> _Extracted data_:
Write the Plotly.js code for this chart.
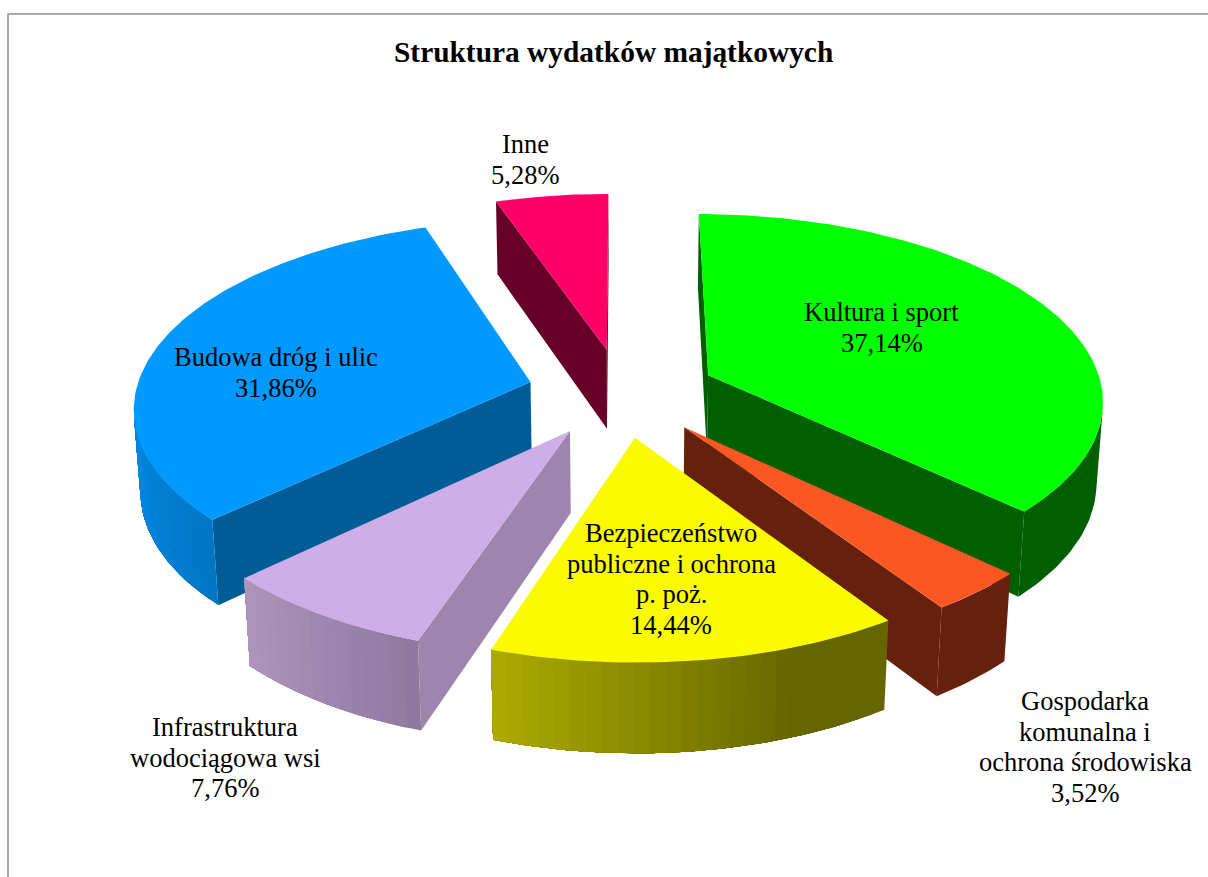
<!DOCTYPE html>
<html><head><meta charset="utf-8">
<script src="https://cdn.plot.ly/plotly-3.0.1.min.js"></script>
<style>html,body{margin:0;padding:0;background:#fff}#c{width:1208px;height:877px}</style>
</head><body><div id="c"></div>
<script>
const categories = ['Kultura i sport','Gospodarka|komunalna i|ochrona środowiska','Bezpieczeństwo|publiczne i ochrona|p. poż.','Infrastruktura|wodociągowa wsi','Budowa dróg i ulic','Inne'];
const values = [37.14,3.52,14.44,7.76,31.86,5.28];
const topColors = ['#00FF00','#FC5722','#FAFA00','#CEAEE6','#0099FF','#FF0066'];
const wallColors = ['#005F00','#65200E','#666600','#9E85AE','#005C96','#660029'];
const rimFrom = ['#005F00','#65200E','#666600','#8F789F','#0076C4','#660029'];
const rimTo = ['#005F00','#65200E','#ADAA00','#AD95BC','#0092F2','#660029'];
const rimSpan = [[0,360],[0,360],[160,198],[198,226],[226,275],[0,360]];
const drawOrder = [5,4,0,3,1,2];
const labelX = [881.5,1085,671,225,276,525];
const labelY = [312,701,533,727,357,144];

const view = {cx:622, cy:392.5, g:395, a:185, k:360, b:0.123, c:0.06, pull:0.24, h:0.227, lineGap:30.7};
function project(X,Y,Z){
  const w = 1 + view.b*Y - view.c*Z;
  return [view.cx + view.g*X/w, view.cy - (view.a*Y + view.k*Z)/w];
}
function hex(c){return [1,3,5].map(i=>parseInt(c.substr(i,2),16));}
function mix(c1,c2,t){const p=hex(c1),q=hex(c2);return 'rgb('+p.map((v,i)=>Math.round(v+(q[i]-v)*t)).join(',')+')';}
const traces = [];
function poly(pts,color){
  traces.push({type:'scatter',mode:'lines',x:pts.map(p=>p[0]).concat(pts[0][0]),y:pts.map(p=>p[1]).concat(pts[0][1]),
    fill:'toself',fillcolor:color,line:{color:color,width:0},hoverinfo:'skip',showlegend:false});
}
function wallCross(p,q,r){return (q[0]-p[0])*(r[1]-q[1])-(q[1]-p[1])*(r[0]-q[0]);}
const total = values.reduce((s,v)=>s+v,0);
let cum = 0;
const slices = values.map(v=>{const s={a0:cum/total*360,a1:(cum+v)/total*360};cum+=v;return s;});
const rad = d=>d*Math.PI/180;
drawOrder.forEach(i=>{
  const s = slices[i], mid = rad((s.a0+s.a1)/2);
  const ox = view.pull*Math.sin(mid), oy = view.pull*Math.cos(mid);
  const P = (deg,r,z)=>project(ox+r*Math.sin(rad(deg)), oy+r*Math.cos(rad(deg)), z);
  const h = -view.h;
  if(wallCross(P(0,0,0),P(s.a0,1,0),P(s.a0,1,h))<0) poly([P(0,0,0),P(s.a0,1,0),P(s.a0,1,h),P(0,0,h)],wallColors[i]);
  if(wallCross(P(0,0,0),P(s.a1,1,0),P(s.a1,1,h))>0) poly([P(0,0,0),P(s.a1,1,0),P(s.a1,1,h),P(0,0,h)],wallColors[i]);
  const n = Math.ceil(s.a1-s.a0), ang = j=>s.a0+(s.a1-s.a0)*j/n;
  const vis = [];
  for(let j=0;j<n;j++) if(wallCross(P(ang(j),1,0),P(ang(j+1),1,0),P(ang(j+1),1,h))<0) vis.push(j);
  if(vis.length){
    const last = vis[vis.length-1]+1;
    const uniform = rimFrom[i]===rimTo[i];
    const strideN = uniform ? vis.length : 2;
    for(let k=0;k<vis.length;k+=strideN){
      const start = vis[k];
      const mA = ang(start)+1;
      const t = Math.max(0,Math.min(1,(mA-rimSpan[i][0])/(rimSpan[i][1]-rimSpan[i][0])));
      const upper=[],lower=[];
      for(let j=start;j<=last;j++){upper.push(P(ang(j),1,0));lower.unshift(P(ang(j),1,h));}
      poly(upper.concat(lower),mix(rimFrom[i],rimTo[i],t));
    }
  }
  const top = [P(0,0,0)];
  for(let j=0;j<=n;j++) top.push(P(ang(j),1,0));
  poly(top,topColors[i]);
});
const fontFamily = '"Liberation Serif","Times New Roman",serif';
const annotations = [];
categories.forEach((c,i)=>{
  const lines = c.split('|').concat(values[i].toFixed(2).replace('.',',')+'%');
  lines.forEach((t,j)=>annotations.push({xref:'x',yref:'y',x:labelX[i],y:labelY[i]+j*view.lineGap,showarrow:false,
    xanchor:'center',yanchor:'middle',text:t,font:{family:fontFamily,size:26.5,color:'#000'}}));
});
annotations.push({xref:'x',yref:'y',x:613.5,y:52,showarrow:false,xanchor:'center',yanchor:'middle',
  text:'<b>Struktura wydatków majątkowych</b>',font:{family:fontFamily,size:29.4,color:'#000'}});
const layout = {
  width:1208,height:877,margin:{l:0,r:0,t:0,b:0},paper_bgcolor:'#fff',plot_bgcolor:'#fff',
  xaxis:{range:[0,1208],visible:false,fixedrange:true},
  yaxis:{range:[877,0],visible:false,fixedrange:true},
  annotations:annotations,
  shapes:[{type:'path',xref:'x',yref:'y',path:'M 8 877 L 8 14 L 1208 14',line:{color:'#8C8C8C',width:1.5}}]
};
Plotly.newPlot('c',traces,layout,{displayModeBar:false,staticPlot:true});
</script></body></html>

---

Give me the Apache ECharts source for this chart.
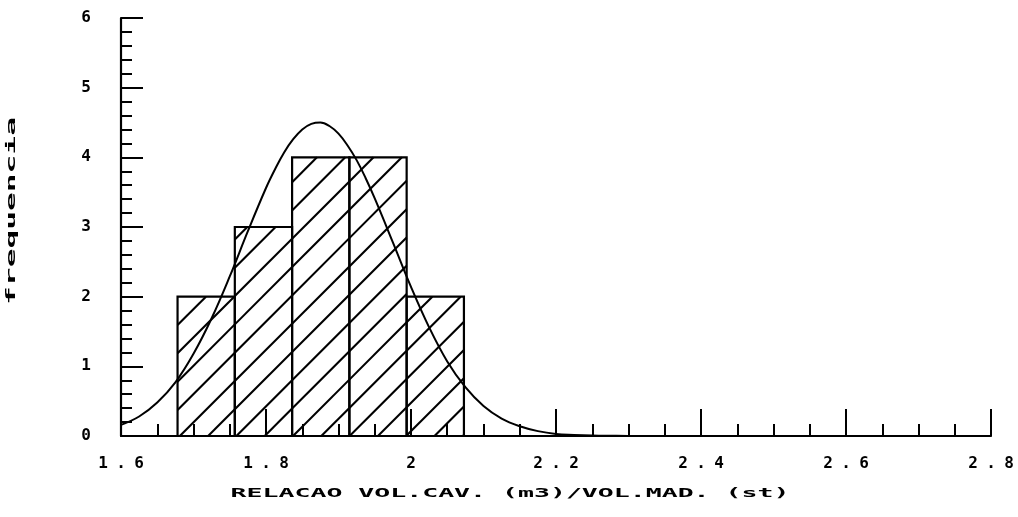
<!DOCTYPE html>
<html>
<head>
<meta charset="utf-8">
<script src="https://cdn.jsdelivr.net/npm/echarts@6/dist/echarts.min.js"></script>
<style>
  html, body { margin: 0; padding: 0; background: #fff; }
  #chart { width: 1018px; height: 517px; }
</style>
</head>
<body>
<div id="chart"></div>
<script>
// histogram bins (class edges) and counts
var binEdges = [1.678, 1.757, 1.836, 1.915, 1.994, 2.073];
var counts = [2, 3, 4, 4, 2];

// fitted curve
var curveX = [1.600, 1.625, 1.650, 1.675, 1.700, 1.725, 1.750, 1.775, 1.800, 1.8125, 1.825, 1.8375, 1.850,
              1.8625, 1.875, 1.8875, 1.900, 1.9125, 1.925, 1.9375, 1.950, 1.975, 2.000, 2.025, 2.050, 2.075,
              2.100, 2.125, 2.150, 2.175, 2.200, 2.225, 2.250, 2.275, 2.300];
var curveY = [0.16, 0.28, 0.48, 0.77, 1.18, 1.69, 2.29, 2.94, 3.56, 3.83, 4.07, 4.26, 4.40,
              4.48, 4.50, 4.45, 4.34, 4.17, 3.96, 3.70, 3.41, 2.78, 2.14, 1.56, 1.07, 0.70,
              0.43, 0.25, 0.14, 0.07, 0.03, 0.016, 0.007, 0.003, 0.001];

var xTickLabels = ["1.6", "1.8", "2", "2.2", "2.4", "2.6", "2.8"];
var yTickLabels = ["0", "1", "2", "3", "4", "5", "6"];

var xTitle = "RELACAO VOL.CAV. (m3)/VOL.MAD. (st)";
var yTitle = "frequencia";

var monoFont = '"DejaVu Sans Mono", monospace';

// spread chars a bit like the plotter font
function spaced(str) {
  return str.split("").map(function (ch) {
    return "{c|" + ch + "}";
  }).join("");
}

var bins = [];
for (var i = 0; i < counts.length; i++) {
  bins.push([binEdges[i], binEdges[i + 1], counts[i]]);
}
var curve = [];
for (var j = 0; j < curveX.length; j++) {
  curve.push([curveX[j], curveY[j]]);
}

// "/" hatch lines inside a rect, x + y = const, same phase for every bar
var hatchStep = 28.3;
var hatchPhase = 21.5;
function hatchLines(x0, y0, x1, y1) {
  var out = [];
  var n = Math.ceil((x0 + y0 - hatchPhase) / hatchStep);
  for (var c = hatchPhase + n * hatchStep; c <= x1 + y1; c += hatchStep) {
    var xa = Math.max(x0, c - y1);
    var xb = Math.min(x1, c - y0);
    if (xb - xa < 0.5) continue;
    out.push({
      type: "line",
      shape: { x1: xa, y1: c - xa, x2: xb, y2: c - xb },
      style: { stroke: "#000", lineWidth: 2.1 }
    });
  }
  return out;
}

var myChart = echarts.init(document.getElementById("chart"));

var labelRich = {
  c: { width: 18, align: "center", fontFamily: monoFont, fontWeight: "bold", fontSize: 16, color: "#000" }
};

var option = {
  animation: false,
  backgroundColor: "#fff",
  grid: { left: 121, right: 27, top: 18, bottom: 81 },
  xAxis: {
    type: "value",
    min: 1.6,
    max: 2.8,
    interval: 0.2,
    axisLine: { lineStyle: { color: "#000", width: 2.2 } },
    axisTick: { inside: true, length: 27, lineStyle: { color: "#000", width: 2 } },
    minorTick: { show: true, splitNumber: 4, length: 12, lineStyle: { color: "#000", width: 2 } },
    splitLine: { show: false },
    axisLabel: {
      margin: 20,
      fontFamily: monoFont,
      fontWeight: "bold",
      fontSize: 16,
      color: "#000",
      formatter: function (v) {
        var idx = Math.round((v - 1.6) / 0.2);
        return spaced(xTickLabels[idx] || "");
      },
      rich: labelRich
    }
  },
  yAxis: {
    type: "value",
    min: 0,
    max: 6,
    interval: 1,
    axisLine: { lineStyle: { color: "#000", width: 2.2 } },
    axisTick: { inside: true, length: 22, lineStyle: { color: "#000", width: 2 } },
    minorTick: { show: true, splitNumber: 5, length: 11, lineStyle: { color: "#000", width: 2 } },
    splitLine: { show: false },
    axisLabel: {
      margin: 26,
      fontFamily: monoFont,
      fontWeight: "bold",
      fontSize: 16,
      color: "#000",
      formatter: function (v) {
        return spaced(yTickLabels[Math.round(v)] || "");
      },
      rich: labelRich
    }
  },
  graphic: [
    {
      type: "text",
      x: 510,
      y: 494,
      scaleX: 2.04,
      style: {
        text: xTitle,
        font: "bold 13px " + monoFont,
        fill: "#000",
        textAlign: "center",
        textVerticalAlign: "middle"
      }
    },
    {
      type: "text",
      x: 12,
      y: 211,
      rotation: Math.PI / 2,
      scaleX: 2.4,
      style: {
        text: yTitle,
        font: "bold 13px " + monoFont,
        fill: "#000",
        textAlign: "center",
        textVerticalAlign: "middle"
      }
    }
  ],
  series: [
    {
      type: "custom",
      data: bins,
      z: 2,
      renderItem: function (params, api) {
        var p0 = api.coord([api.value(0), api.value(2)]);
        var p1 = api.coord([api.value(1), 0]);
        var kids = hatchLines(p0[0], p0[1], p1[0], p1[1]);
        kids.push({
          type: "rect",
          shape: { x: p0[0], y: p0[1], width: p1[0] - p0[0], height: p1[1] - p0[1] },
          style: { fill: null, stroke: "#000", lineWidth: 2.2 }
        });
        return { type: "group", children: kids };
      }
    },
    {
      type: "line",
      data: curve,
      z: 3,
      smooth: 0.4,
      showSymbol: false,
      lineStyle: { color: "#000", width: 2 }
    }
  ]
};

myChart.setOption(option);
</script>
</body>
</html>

> _The exercise_:
Above are the records. Copy only the lines from the one with "Write the Plotly.js code for this chart." through the one with "const labelY = [312,701,533,727,357,144];", exactly, with no pictures.

> _Final result_:
Write the Plotly.js code for this chart.
<!DOCTYPE html>
<html><head><meta charset="utf-8">
<script src="https://cdn.plot.ly/plotly-3.0.1.min.js"></script>
<style>html,body{margin:0;padding:0;background:#fff}#c{width:1208px;height:877px}</style>
</head><body><div id="c"></div>
<script>
const categories = ['Kultura i sport','Gospodarka|komunalna i|ochrona środowiska','Bezpieczeństwo|publiczne i ochrona|p. poż.','Infrastruktura|wodociągowa wsi','Budowa dróg i ulic','Inne'];
const values = [37.14,3.52,14.44,7.76,31.86,5.28];
const topColors = ['#00FF00','#FC5722','#FAFA00','#CEAEE6','#0099FF','#FF0066'];
const wallColors = ['#005F00','#65200E','#666600','#9E85AE','#005C96','#660029'];
const rimFrom = ['#005F00','#65200E','#666600','#8F789F','#0076C4','#660029'];
const rimTo = ['#005F00','#65200E','#ADAA00','#AD95BC','#0092F2','#660029'];
const rimSpan = [[0,360],[0,360],[160,198],[198,226],[226,275],[0,360]];
const drawOrder = [5,4,0,3,1,2];
const labelX = [881.5,1085,671,225,276,525];
const labelY = [312,701,533,727,357,144];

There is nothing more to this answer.